Staat kassiert beim Pfarrfest künftig mit
Neue Umsatzsteuerregel bewertet Kirchen als Unternehmer
Kirchengemeinden befürchten durch die geplante Umsatzsteuerpflicht beträchtliche Mehrarbeit. Ein Hoffnungsschimmer ist nun, dass die Übergangsfrist bis zur neuen Regelung bis Ende 2022 verlängert werden soll.

"Das ist ein Bürokratiemonster", sagt Presbyter Mirco Sobetzko. Der Finanzkirchmeister der evangelischen Kirchengemeinde in Lechenich bei Köln sieht die bevorstehende Einführung der Umsatzsteuerpflicht für die Kirchen mehr als skeptisch. Ab 2021 sollen Kirchen grundsätzlich Unternehmern gleichgestellt werden. Wenn zum Beispiel auf dem Pfarrfest Kaffee, Kuchen und Bratwurst verkauft werden, verdient der Staat künftig mit - 19 Prozent Steuern auf die Einnahmen muss die Kirche abführen.

"Mit der neuen Bestimmung setzt die Bundesregierung eine EU-Richtlinie zur Vermeidung von Wettbewerbsverzerrung um", erläutert der Steuerreferent der Evangelischen Kirche in Deutschland (EKD), Matthias Schock. Kirchengemeinden sind beunruhigt, denn aufgrund der mit der Neuregelung verbundenen umfangreichen Dokumentationspflichten müssen sie mit beträchtlicher Mehrarbeit rechnen. Auch seien manche Details der Umsetzung mit dem Staat noch nicht geklärt, sagt die Steuerexpertin der katholischen Deutschen Bischofskonferenz, Eva Scheidemantel.
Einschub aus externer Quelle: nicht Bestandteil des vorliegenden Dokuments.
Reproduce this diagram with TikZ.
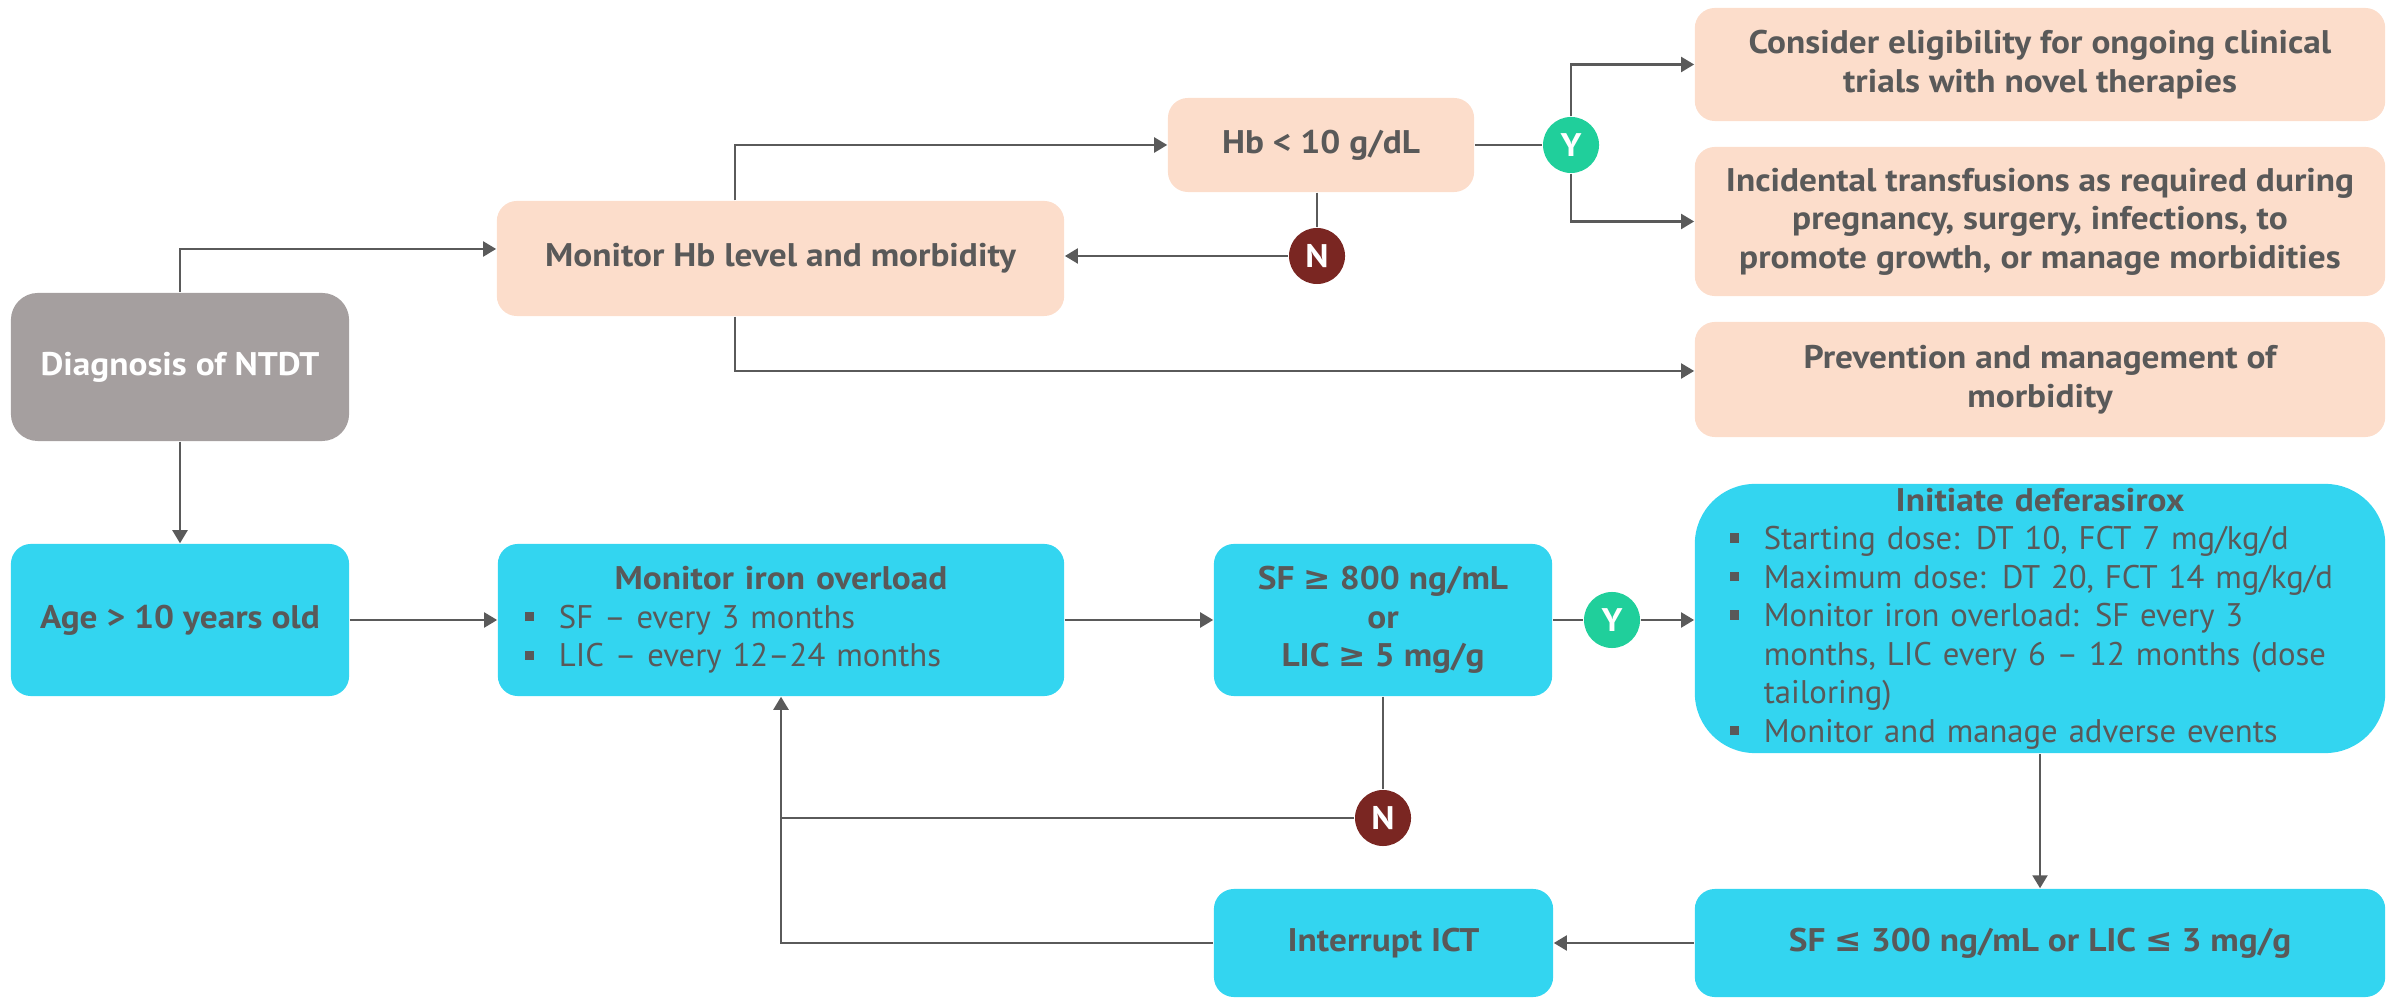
\documentclass[tikz,border=0pt]{standalone}
\usepackage{fontspec}
\setmainfont{PT Sans}[BoldFeatures={FakeStretch=1.08}]
\newfontfamily\symf{DejaVu Sans}
\usetikzlibrary{arrows.meta}
\definecolor{txt}{HTML}{595959}
\definecolor{lc}{HTML}{5A5A5A}
\definecolor{peach}{HTML}{FCDDCB}
\definecolor{cyanc}{HTML}{33D5F0}
\definecolor{grayb}{HTML}{A59F9F}
\definecolor{ygreen}{HTML}{20CF9B}
\definecolor{nred}{HTML}{7A2622}
\newcommand\fs{\fontsize{9.3pt}{10.95pt}\selectfont}
\newcommand\sqb{\raisebox{2pt}{\rule{2.6pt}{2.6pt}}}
\newcommand\bl[1]{\par\noindent\makebox[0.34cm][l]{\sqb}\mbox{#1}}
\newcommand\cl[1]{\par\noindent\hspace*{0.34cm}\mbox{#1}}
\begin{document}
\begin{tikzpicture}[x=0.01cm,y=-0.01cm,
  base/.style={rounded corners=0.2cm, inner sep=0pt, text=txt, font=\fs\bfseries},
  peach/.style={base, fill=peach, align=center},
  cyanb/.style={base, fill=cyanc, align=center},
  cyanl/.style={base, fill=cyanc},
  badge/.style={circle, minimum size=0.56cm, inner sep=0pt, text=white, font=\fs\bfseries},
  ybadge/.style={badge, fill=ygreen},
  nbadge/.style={badge, fill=nred},
  conn/.style={draw=lc, line width=0.62pt},
  arr/.style={conn, -{Triangle[length=0.13cm,width=0.15cm]}},
]
\useasboundingbox (0,0) rectangle (2395,1001);

% top part
\node[base, align=center, fill=grayb, text=white, rounded corners=0.27cm, minimum width=3.38cm, minimum height=1.48cm] (diag) at (180,367) {Diagnosis of NTDT};
\node[peach, minimum width=5.67cm, minimum height=1.15cm] (monhb) at (780.5,258.5) {Monitor Hb level and morbidity};
\node[peach, minimum width=3.06cm, minimum height=0.94cm] (hb) at (1321,145) {Hb < 10 g/dL};
\node[peach, minimum width=6.9cm, minimum height=1.13cm] (cons) at (2040,64.5) {Consider eligibility for ongoing clinical\\trials with novel therapies};
\node[peach, minimum width=6.9cm, minimum height=1.49cm] (inc) at (2040,221.5) {Incidental transfusions as required during\\pregnancy, surgery, infections, to\\promote growth, or manage morbidities};
\node[peach, minimum width=6.9cm, minimum height=1.15cm] (prev) at (2040,379.5) {Prevention and management of\\morbidity};
\node[ybadge] (y1) at (1571,145) {Y};
\node[nbadge] (n1) at (1317,256) {N};

% bottom part
\node[cyanb, minimum width=3.38cm, minimum height=1.52cm] (age) at (180,620) {Age > 10 years old};
\node[cyanl, minimum width=5.66cm, minimum height=1.52cm, text width=5.12cm] (moniron) at (781,620)
  {\centering Monitor iron overload\par\raggedright\mdseries
   \bl{SF – every 3 months}
   \bl{LIC – every 12–24 months}};
\node[cyanb, minimum width=3.38cm, minimum height=1.52cm] (sf800) at (1383,620) {SF {\symf ≥} 800 ng/mL\\or\\LIC {\symf ≥} 5 mg/g};
\node[ybadge] (y2) at (1612,620) {Y};
\node[cyanl, rounded corners=0.6cm, minimum width=6.9cm, minimum height=2.69cm, text width=6.2cm] (init) at (2040,618.5)
  {\centering Initiate deferasirox\par\raggedright\mdseries
   \bl{Starting dose: DT 10, FCT 7 mg/kg/d}
   \bl{Maximum dose: DT 20, FCT 14 mg/kg/d}
   \bl{Monitor iron overload: SF every 3}
   \cl{months, LIC every 6 – 12 months (dose}
   \cl{tailoring)}
   \bl{Monitor and manage adverse events}};
\node[nbadge] (n2) at (1383,818) {N};
\node[cyanb, minimum width=6.9cm, minimum height=1.08cm] (sf300) at (2040,943) {SF {\symf ≤} 300 ng/mL or LIC {\symf ≤} 3 mg/g};
\node[cyanb, minimum width=3.39cm, minimum height=1.08cm] (ict) at (1383.5,943) {Interrupt ICT};

% connectors top
\draw[arr] (diag.north) |- ([yshift=0.095cm]monhb.west);
\draw[arr] ([xshift=-0.455cm]monhb.north) |- (hb.west);
\draw[arr] ([xshift=-0.455cm]monhb.south) |- ([yshift=0.085cm]prev.west);
\draw[conn] (hb.east) -- (y1);
\draw[arr] (y1.north) |- (cons.west);
\draw[arr] (y1.south) |- (inc.west);
\draw[conn] (n1 |- hb.south) -- (n1);
\draw[arr] (n1) -- (monhb.east |- n1);

% connectors bottom
\draw[arr] (diag.south) -- (age.north);
\draw[arr] (age.east) -- (moniron.west);
\draw[arr] (moniron.east) -- (sf800.west);
\draw[conn] (sf800.east) -- (y2);
\draw[arr] (y2) -- (init.west |- y2);
\draw[conn] (sf800.south) -- (n2);
\draw[conn] (n2) -- (moniron.south |- n2);
\draw[arr] (init.south) -- (sf300.north);
\draw[arr] (sf300.west) -- (ict.east);
\draw[arr] (ict.west) -| (moniron.south);
\end{tikzpicture}
\end{document}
Ein Aufschub des Inkrafttretens der neuen Vorschrift käme den Kirchen daher recht. Ein entsprechender Vorstoß der ebenfalls von der Reform betroffenen Kommunen hat offenbar Aussichten auf Erfolg: Die Bundesregierung will dem Bundestag vorschlagen, dass das alte Recht noch zwei Jahre länger bis Ende 2022 angewendet werden darf, wie ein Sprecher des Bundesfinanzministeriums dem Evangelischen Pressedienst (epd) bestätigte.

Bisher konnten Kirchengemeinden nur umsatzsteuerpflichtig werden, wenn sie mit einem "Betrieb gewerblicher Art" etwa durch Reisen, Basare oder Anzeigenverkäufe für den Gemeindebrief jährliche Einnahmen von jeweils über 35.000 Euro erzielten. Das kam jedoch eher selten vor.

Steuerpflicht für circa ein Viertel der Kirchengemeinden

"Nun ist Kirche immer Unternehmer - nur im Ausnahmefall nicht", erklärt Schock. Der Gedanke dahinter: Die Bewirtung der Gäste beim Beerdigungskaffee im Gemeindehaus könnte anstelle der ehrenamtlichen Kirchenmitarbeiter auch ein Gastronomiebetrieb übernehmen, wie der Teamleiter Umsatzsteuer für die Evangelische Kirche von Westfalen, Tobias Gäbel, erläutert. "Der Gastronom müsste Umsatzsteuer zahlen, die Gemeinde bisher nicht - mit solcher Ungleichbehandlung sollte durch die Neuregelung Schluss gemacht werden", sagt der Fachmann.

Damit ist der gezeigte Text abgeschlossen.